━━ DATASET CONTENT
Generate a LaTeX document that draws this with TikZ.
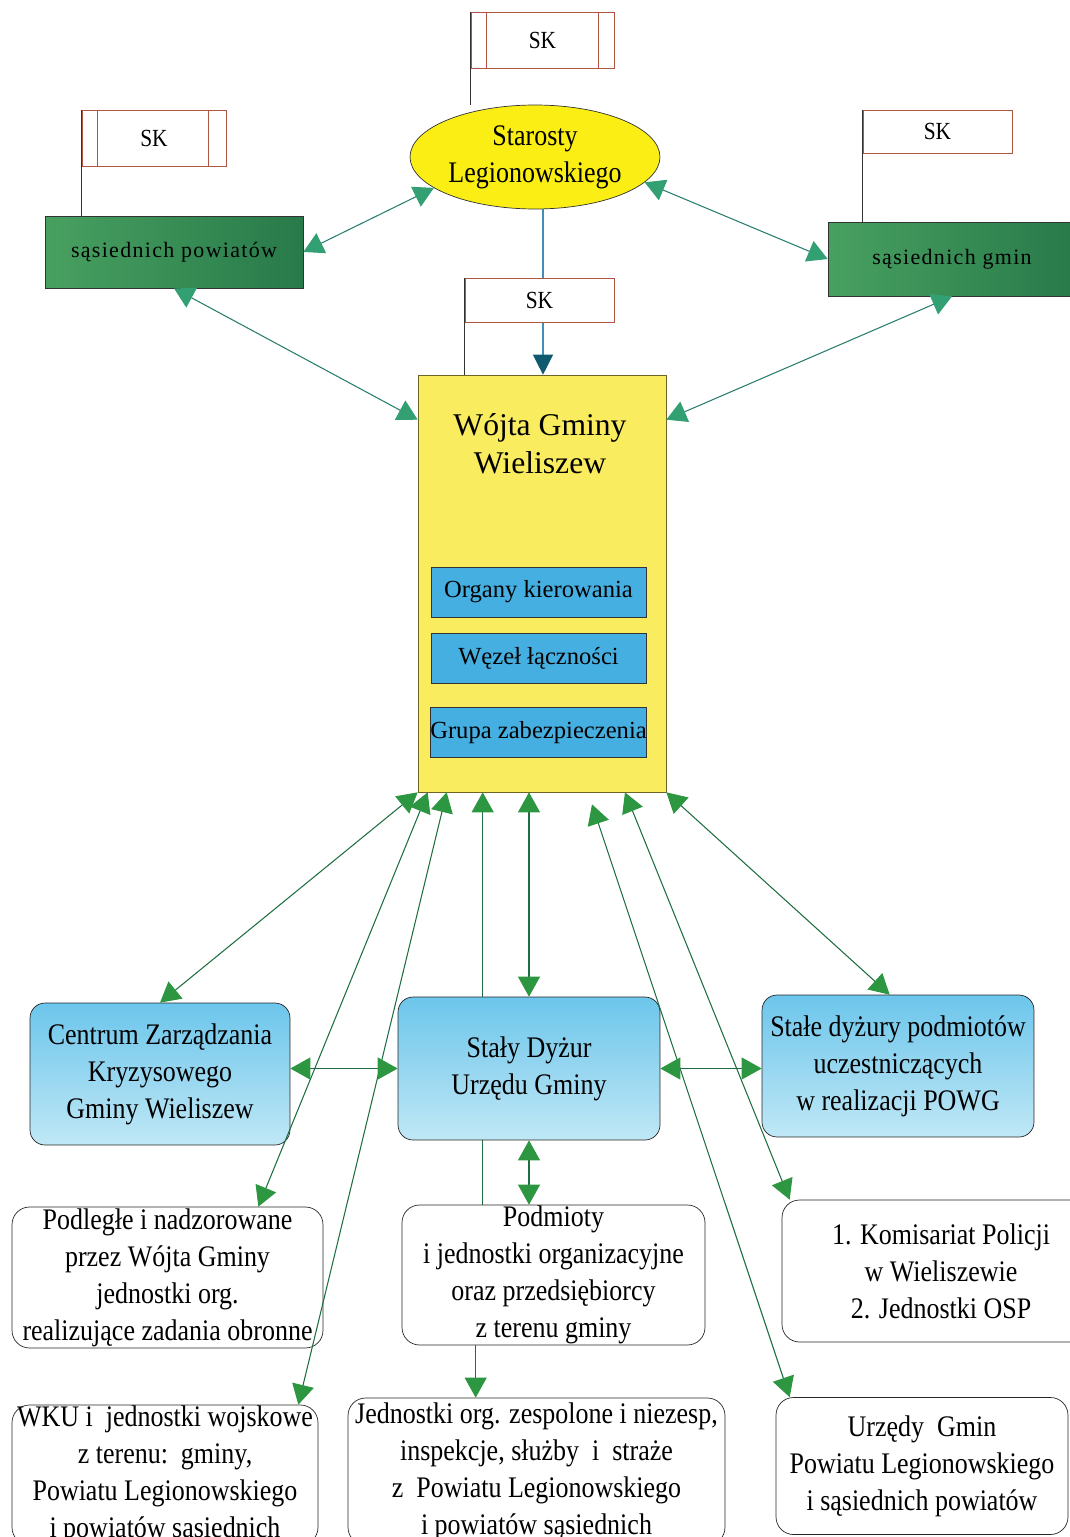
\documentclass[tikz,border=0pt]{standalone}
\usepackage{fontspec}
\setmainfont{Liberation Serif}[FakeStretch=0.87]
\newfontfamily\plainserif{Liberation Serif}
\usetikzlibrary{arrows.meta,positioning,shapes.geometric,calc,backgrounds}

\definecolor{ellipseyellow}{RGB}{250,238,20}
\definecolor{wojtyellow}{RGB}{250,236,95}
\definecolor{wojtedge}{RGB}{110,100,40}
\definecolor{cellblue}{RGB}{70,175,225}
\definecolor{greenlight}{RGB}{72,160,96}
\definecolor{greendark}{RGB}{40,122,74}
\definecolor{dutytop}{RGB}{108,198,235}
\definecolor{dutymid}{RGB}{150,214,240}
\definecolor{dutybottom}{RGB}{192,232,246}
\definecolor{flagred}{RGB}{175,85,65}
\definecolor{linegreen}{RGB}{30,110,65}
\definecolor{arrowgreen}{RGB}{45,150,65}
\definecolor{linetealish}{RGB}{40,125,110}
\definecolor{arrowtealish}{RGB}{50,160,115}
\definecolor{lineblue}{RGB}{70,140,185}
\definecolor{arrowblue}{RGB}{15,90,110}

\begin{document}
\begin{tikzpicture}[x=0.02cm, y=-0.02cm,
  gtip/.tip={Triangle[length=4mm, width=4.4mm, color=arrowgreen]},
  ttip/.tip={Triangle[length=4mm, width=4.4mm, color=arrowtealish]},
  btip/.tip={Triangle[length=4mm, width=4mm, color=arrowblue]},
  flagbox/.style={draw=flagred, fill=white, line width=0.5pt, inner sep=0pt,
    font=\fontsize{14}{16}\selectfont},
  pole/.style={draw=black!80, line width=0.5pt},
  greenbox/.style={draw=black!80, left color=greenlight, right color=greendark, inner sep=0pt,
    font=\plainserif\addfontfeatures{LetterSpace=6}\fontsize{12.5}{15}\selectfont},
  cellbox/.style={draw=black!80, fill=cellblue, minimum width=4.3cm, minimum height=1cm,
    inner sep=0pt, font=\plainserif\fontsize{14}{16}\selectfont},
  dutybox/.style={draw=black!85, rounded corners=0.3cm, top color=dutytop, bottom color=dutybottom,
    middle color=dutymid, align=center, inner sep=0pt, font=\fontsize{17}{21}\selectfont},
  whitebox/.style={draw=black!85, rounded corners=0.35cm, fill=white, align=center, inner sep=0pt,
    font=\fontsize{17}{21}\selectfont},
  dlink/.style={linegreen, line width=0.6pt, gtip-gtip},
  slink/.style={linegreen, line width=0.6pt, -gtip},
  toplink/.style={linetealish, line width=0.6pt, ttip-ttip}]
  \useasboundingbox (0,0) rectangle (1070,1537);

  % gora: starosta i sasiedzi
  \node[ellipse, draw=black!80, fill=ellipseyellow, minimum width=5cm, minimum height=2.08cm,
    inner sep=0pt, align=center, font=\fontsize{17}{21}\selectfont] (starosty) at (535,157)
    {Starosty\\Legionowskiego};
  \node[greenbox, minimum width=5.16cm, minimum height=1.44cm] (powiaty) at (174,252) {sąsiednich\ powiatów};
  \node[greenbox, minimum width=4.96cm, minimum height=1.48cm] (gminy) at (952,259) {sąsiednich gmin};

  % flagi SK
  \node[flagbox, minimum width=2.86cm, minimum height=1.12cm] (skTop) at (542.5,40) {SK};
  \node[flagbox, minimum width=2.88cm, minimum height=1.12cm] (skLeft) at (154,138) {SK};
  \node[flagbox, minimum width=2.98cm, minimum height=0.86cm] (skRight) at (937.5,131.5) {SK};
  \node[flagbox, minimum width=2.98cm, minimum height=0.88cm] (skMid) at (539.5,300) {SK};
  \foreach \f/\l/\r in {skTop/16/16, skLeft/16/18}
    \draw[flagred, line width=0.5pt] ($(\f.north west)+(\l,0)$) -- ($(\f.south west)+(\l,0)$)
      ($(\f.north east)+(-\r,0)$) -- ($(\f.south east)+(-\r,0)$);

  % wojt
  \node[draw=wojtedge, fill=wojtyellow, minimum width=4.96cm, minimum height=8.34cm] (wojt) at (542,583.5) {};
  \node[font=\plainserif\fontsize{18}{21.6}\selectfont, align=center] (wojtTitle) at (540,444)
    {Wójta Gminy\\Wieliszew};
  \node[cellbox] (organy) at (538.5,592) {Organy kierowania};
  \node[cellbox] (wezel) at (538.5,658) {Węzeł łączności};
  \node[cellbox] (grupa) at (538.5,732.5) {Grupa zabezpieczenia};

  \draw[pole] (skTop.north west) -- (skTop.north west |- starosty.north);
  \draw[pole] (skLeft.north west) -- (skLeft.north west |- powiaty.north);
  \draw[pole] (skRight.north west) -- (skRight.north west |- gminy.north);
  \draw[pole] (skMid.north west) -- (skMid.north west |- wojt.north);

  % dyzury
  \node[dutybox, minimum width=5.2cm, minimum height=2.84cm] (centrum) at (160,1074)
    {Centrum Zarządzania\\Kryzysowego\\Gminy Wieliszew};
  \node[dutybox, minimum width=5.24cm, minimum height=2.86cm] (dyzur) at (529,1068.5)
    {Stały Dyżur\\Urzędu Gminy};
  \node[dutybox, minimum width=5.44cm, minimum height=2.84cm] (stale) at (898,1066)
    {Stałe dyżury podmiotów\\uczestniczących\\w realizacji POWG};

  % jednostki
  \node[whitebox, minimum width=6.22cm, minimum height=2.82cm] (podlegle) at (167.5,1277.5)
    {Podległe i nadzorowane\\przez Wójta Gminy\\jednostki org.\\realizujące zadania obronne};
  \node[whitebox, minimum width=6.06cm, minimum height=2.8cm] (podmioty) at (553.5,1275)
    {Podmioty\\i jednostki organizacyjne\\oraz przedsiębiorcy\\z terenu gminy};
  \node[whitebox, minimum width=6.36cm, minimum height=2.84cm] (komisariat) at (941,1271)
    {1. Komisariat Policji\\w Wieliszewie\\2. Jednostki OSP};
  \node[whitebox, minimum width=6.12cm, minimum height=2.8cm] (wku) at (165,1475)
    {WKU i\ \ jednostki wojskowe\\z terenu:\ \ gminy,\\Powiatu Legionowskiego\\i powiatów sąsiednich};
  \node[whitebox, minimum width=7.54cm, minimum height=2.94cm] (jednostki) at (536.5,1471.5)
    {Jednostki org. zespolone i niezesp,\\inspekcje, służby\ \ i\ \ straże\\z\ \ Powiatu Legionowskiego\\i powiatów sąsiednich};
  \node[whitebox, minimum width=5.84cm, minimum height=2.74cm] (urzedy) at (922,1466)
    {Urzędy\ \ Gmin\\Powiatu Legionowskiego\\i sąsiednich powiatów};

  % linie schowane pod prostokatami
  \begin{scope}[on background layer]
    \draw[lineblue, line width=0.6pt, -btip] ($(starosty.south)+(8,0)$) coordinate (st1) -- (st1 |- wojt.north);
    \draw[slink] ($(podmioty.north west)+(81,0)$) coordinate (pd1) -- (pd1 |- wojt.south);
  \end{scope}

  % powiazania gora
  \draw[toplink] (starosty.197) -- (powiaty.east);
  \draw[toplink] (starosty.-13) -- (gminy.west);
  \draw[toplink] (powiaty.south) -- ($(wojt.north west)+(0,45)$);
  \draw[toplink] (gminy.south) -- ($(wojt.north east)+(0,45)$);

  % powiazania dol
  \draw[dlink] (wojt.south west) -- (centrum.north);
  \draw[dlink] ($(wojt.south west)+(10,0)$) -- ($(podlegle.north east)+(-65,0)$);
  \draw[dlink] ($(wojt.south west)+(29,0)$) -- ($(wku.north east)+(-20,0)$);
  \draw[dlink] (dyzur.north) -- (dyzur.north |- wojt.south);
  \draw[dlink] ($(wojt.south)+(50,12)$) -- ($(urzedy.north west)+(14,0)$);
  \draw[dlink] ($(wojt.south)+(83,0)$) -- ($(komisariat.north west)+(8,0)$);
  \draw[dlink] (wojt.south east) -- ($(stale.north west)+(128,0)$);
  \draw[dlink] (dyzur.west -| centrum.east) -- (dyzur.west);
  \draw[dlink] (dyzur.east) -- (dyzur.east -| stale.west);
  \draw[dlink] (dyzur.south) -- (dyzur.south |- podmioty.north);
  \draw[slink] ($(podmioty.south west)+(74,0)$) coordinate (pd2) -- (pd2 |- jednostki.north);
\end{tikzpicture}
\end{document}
━━━━
From the first line of the material down to the line containing "(0,0) rectangle (1070,1537);", inclusive, return each line exactly, skipping any picture.

Generate a LaTeX document that draws this with TikZ.
\documentclass[tikz,border=0pt]{standalone}
\usepackage{fontspec}
\setmainfont{Liberation Serif}[FakeStretch=0.87]
\newfontfamily\plainserif{Liberation Serif}
\usetikzlibrary{arrows.meta,positioning,shapes.geometric,calc,backgrounds}

\definecolor{ellipseyellow}{RGB}{250,238,20}
\definecolor{wojtyellow}{RGB}{250,236,95}
\definecolor{wojtedge}{RGB}{110,100,40}
\definecolor{cellblue}{RGB}{70,175,225}
\definecolor{greenlight}{RGB}{72,160,96}
\definecolor{greendark}{RGB}{40,122,74}
\definecolor{dutytop}{RGB}{108,198,235}
\definecolor{dutymid}{RGB}{150,214,240}
\definecolor{dutybottom}{RGB}{192,232,246}
\definecolor{flagred}{RGB}{175,85,65}
\definecolor{linegreen}{RGB}{30,110,65}
\definecolor{arrowgreen}{RGB}{45,150,65}
\definecolor{linetealish}{RGB}{40,125,110}
\definecolor{arrowtealish}{RGB}{50,160,115}
\definecolor{lineblue}{RGB}{70,140,185}
\definecolor{arrowblue}{RGB}{15,90,110}

\begin{document}
\begin{tikzpicture}[x=0.02cm, y=-0.02cm,
  gtip/.tip={Triangle[length=4mm, width=4.4mm, color=arrowgreen]},
  ttip/.tip={Triangle[length=4mm, width=4.4mm, color=arrowtealish]},
  btip/.tip={Triangle[length=4mm, width=4mm, color=arrowblue]},
  flagbox/.style={draw=flagred, fill=white, line width=0.5pt, inner sep=0pt,
    font=\fontsize{14}{16}\selectfont},
  pole/.style={draw=black!80, line width=0.5pt},
  greenbox/.style={draw=black!80, left color=greenlight, right color=greendark, inner sep=0pt,
    font=\plainserif\addfontfeatures{LetterSpace=6}\fontsize{12.5}{15}\selectfont},
  cellbox/.style={draw=black!80, fill=cellblue, minimum width=4.3cm, minimum height=1cm,
    inner sep=0pt, font=\plainserif\fontsize{14}{16}\selectfont},
  dutybox/.style={draw=black!85, rounded corners=0.3cm, top color=dutytop, bottom color=dutybottom,
    middle color=dutymid, align=center, inner sep=0pt, font=\fontsize{17}{21}\selectfont},
  whitebox/.style={draw=black!85, rounded corners=0.35cm, fill=white, align=center, inner sep=0pt,
    font=\fontsize{17}{21}\selectfont},
  dlink/.style={linegreen, line width=0.6pt, gtip-gtip},
  slink/.style={linegreen, line width=0.6pt, -gtip},
  toplink/.style={linetealish, line width=0.6pt, ttip-ttip}]
  \useasboundingbox (0,0) rectangle (1070,1537);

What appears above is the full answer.